*Aim of the exercise*: From the listing below, copy only the lines running from the line that contains "Output the Python" to the line that contains "ax.set_ylim(2.5, 0)", both included.

*Records supplied*:

--

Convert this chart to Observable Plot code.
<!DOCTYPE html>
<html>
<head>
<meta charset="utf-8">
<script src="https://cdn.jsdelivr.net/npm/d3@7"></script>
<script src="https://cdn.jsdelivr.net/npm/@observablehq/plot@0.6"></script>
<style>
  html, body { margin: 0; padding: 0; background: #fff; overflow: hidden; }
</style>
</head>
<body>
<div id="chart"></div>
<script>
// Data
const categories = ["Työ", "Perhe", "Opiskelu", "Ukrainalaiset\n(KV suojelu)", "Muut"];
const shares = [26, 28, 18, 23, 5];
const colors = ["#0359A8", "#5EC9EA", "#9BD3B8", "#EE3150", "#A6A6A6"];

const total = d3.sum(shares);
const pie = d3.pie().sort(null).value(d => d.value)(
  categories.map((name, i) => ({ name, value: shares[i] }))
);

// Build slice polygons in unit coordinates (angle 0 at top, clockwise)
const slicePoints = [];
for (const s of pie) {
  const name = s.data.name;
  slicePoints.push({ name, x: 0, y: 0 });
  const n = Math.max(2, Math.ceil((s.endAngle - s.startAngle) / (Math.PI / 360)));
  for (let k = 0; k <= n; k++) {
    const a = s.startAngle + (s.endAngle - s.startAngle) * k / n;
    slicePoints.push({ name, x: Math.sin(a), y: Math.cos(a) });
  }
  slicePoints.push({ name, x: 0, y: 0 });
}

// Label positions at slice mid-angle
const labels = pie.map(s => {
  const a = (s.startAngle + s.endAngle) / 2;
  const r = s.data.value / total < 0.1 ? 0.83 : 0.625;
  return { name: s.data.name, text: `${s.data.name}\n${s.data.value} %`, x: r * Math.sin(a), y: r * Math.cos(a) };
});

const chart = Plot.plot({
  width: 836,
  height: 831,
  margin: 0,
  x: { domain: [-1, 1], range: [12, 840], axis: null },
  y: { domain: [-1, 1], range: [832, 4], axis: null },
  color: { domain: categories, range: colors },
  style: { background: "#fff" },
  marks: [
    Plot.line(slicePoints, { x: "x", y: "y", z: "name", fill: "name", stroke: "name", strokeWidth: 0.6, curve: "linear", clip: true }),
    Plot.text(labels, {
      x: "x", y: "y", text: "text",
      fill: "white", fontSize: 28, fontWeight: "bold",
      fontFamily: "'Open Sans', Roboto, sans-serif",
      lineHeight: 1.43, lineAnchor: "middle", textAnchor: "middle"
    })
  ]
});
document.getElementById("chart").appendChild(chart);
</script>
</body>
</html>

--

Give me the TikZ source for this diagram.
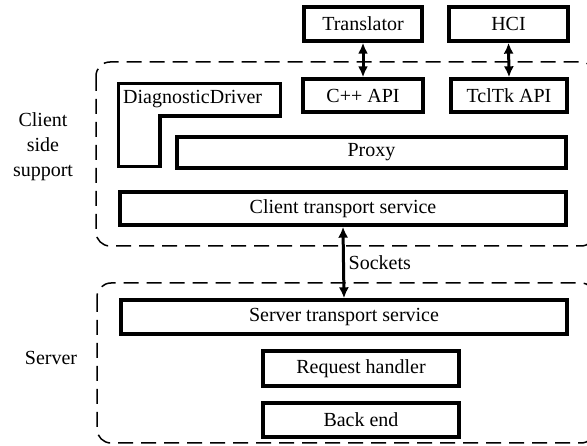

--

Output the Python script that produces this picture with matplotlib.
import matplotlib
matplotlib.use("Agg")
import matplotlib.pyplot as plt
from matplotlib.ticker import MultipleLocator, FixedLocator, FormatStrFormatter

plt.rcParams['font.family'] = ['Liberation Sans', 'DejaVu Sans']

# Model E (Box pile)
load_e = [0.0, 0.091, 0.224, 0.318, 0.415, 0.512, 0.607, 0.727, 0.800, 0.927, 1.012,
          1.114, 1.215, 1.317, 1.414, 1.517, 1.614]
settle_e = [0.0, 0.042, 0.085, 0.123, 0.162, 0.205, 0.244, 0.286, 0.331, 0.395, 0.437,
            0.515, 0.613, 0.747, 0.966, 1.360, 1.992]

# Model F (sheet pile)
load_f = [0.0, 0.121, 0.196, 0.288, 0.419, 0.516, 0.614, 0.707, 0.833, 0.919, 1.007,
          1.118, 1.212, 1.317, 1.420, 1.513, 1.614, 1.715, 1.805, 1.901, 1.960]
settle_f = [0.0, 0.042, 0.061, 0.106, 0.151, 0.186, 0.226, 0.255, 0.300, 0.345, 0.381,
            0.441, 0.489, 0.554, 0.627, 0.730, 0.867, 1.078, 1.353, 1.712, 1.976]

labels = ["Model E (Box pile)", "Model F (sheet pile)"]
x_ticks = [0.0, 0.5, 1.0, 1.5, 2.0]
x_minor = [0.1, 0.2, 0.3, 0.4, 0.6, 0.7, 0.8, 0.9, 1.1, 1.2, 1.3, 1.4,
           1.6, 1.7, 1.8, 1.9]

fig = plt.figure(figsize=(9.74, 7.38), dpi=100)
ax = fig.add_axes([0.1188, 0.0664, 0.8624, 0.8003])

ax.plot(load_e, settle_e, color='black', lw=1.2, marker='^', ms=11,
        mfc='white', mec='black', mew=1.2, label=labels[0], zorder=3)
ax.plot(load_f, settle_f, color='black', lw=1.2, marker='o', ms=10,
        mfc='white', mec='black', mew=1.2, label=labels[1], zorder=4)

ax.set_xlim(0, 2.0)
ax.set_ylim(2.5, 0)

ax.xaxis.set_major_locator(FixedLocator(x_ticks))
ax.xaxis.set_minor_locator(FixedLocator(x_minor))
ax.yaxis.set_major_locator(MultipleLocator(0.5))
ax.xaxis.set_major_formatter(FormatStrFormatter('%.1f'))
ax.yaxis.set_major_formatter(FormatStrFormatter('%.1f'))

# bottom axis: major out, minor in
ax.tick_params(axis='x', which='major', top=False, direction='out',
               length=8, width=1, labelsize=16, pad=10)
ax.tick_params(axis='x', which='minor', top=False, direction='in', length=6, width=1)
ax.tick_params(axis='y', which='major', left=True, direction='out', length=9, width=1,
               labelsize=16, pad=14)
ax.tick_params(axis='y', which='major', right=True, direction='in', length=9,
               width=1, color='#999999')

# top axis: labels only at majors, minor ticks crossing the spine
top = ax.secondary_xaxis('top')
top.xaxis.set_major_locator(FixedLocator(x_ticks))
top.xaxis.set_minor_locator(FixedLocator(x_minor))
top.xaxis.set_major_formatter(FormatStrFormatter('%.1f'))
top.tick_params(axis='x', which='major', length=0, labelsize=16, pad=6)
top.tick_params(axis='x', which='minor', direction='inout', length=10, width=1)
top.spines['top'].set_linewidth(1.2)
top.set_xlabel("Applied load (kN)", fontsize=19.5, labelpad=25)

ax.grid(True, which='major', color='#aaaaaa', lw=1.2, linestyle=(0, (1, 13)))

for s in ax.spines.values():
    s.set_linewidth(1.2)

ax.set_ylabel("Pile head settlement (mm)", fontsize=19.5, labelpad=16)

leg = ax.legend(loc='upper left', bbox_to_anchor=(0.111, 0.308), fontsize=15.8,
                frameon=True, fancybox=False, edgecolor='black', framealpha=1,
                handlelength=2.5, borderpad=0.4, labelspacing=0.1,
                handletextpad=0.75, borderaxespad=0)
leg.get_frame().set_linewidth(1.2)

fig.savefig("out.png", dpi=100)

--

*Result below*:
Output the Python script that produces this picture with matplotlib.
import matplotlib
matplotlib.use("Agg")
import matplotlib.pyplot as plt
from matplotlib.ticker import MultipleLocator, FixedLocator, FormatStrFormatter

plt.rcParams['font.family'] = ['Liberation Sans', 'DejaVu Sans']

# Model E (Box pile)
load_e = [0.0, 0.091, 0.224, 0.318, 0.415, 0.512, 0.607, 0.727, 0.800, 0.927, 1.012,
          1.114, 1.215, 1.317, 1.414, 1.517, 1.614]
settle_e = [0.0, 0.042, 0.085, 0.123, 0.162, 0.205, 0.244, 0.286, 0.331, 0.395, 0.437,
            0.515, 0.613, 0.747, 0.966, 1.360, 1.992]

# Model F (sheet pile)
load_f = [0.0, 0.121, 0.196, 0.288, 0.419, 0.516, 0.614, 0.707, 0.833, 0.919, 1.007,
          1.118, 1.212, 1.317, 1.420, 1.513, 1.614, 1.715, 1.805, 1.901, 1.960]
settle_f = [0.0, 0.042, 0.061, 0.106, 0.151, 0.186, 0.226, 0.255, 0.300, 0.345, 0.381,
            0.441, 0.489, 0.554, 0.627, 0.730, 0.867, 1.078, 1.353, 1.712, 1.976]

labels = ["Model E (Box pile)", "Model F (sheet pile)"]
x_ticks = [0.0, 0.5, 1.0, 1.5, 2.0]
x_minor = [0.1, 0.2, 0.3, 0.4, 0.6, 0.7, 0.8, 0.9, 1.1, 1.2, 1.3, 1.4,
           1.6, 1.7, 1.8, 1.9]

fig = plt.figure(figsize=(9.74, 7.38), dpi=100)
ax = fig.add_axes([0.1188, 0.0664, 0.8624, 0.8003])

ax.plot(load_e, settle_e, color='black', lw=1.2, marker='^', ms=11,
        mfc='white', mec='black', mew=1.2, label=labels[0], zorder=3)
ax.plot(load_f, settle_f, color='black', lw=1.2, marker='o', ms=10,
        mfc='white', mec='black', mew=1.2, label=labels[1], zorder=4)

ax.set_xlim(0, 2.0)
ax.set_ylim(2.5, 0)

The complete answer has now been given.